## TASK STATEMENT
Please, without the pictures, retype exactly the lines from the start of the material through the line that holds "return [x0 /".

.....

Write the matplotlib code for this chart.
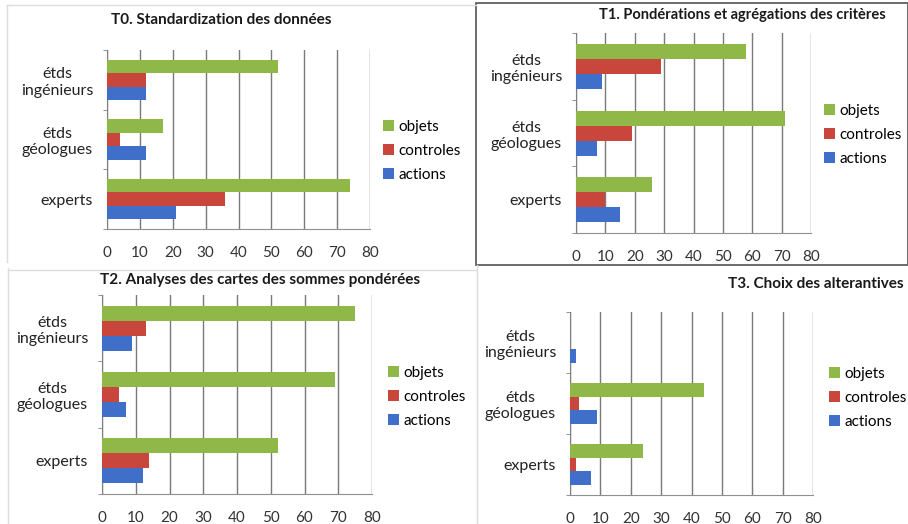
import matplotlib
matplotlib.use("Agg")
import matplotlib.pyplot as plt
from matplotlib.patches import Rectangle
from matplotlib.lines import Line2D
import numpy as np

plt.rcParams['font.family'] = ['Lato', 'DejaVu Sans']

# Données
CATEGORIES = ["experts", "étds\ngéologues", "étds\ningénieurs"]   # de bas en haut
SERIES = ["objets", "controles", "actions"]
COULEURS = ["#8fb848", "#c8463c", "#3f6fc8"]
XTICKS = [0, 10, 20, 30, 40, 50, 60, 70, 80]

TITRES = [
    "T0. Standardization des données",
    "T1. Pondérations et agrégations des critères",
    "T2. Analyses des cartes des sommes pondérées",
    "T3. Choix des alterantives",
]

# valeurs par panneau : [experts, géologues, ingénieurs]
T0_objets = [74, 17, 52]
T0_controles = [36, 4, 12]
T0_actions = [21, 12, 12]

T1_objets = [26, 71, 58]
T1_controles = [10, 19, 29]
T1_actions = [15, 7, 9]

T2_objets = [52, 69, 75]
T2_controles = [14, 5, 13]
T2_actions = [12, 7, 9]

T3_objets = [24, 44, 0]
T3_controles = [2, 3, 0]
T3_actions = [7, 9, 2]

DONNEES = [
    [T0_objets, T0_controles, T0_actions],
    [T1_objets, T1_controles, T1_actions],
    [T2_objets, T2_controles, T2_actions],
    [T3_objets, T3_controles, T3_actions],
]

W, H = 908, 524
fig = plt.figure(figsize=(W / 100, H / 100), dpi=100)


def px_axes(x0, x1, y0, y1):
    """position des axes en pixels -> fraction de la figure"""
    return [x0 / W, 1 - y1 / H, (x1 - x0) / W, (y1 - y0) / H]


# position des zones de tracé, titres et légendes (pixels)
PANNEAUX = [
    dict(ax=(107, 370, 50, 229), titre=(221, 20, 'center', 11), leg=(383, 151)),
    dict(ax=(576, 811, 33, 233), titre=(742, 15, 'center', 10.5), leg=(824, 135)),
    dict(ax=(102, 372, 295, 494), titre=(260, 280, 'center', 11), leg=(388, 397)),
    dict(ax=(570, 813, 312, 495), titre=(904, 284, 'right', 11), leg=(829, 398)),
]

# cadres des panneaux
fig.add_artist(Rectangle((476 / W, 1 - 265 / H), (W - 476) / W, 262 / H,
                         transform=fig.transFigure, fill=False,
                         edgecolor="#606060", linewidth=1.3))
for (x0, y0, x1, y1) in [(7, 5, 7, 262), (7, 5, 476, 5), (8, 268, 8, 524),
                         (8, 270, 476, 270), (477, 265, 477, 524)]:
    fig.add_artist(Line2D([x0 / W, x1 / W], [1 - y0 / H, 1 - y1 / H],
                          transform=fig.transFigure, color="#dcdcdc", linewidth=1))

y = np.arange(len(CATEGORIES))
h = 0.225
decalages = [h, 0, -h]

for i, panneau in enumerate(PANNEAUX):
    ax = fig.add_axes(px_axes(*panneau["ax"]))
    for serie, vals, couleur, d in zip(SERIES, DONNEES[i], COULEURS, decalages):
        ax.barh(y + d, vals, height=h, color=couleur, label=serie, zorder=3)

    ax.set_xlim(0, 80)
    ax.set_ylim(-0.5, 2.5)
    ax.set_xticks(XTICKS)
    ax.set_xticklabels([str(t) for t in XTICKS], fontsize=11, color="#333333")
    ax.set_yticks(y)
    ax.set_yticklabels(CATEGORIES, fontsize=11.5, color="#222222",
                       linespacing=1.2, multialignment='center')
    ax.tick_params(axis='y', length=0, pad=10)
    ax.tick_params(axis='x', length=0, pad=12)
    ax.set_yticks([-0.5, 0.5, 1.5, 2.5], minor=True)
    ax.tick_params(axis='y', which='minor', length=3, color="#808080")

    ax.grid(axis='x', color="#7a7a7a", linewidth=1, zorder=0)
    for s in ["top", "right"]:
        ax.spines[s].set_visible(False)
    ax.spines["left"].set_color("#808080")
    ax.spines["bottom"].set_color("#909090")

    tx, ty, ha, fs = panneau["titre"]
    fig.text(tx / W, 1 - ty / H, TITRES[i], ha=ha, va='center',
             fontsize=fs, fontweight='bold', color="#1a1a1a")

    lx, ly = panneau["leg"]
    fig.legend(*ax.get_legend_handles_labels(), loc='center left',
               bbox_to_anchor=(lx / W, 1 - ly / H), frameon=False,
               fontsize=11, handlelength=0.7, handleheight=0.7,
               handletextpad=0.3, labelspacing=0.65, borderaxespad=0,
               borderpad=0)

fig.savefig("out.png", dpi=100)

.....

## EXERCISE ANSWER
Write the matplotlib code for this chart.
import matplotlib
matplotlib.use("Agg")
import matplotlib.pyplot as plt
from matplotlib.patches import Rectangle
from matplotlib.lines import Line2D
import numpy as np

plt.rcParams['font.family'] = ['Lato', 'DejaVu Sans']

# Données
CATEGORIES = ["experts", "étds\ngéologues", "étds\ningénieurs"]   # de bas en haut
SERIES = ["objets", "controles", "actions"]
COULEURS = ["#8fb848", "#c8463c", "#3f6fc8"]
XTICKS = [0, 10, 20, 30, 40, 50, 60, 70, 80]

TITRES = [
    "T0. Standardization des données",
    "T1. Pondérations et agrégations des critères",
    "T2. Analyses des cartes des sommes pondérées",
    "T3. Choix des alterantives",
]

# valeurs par panneau : [experts, géologues, ingénieurs]
T0_objets = [74, 17, 52]
T0_controles = [36, 4, 12]
T0_actions = [21, 12, 12]

T1_objets = [26, 71, 58]
T1_controles = [10, 19, 29]
T1_actions = [15, 7, 9]

T2_objets = [52, 69, 75]
T2_controles = [14, 5, 13]
T2_actions = [12, 7, 9]

T3_objets = [24, 44, 0]
T3_controles = [2, 3, 0]
T3_actions = [7, 9, 2]

DONNEES = [
    [T0_objets, T0_controles, T0_actions],
    [T1_objets, T1_controles, T1_actions],
    [T2_objets, T2_controles, T2_actions],
    [T3_objets, T3_controles, T3_actions],
]

W, H = 908, 524
fig = plt.figure(figsize=(W / 100, H / 100), dpi=100)


def px_axes(x0, x1, y0, y1):
    """position des axes en pixels -> fraction de la figure"""
    return [x0 / W, 1 - y1 / H, (x1 - x0) / W, (y1 - y0) / H]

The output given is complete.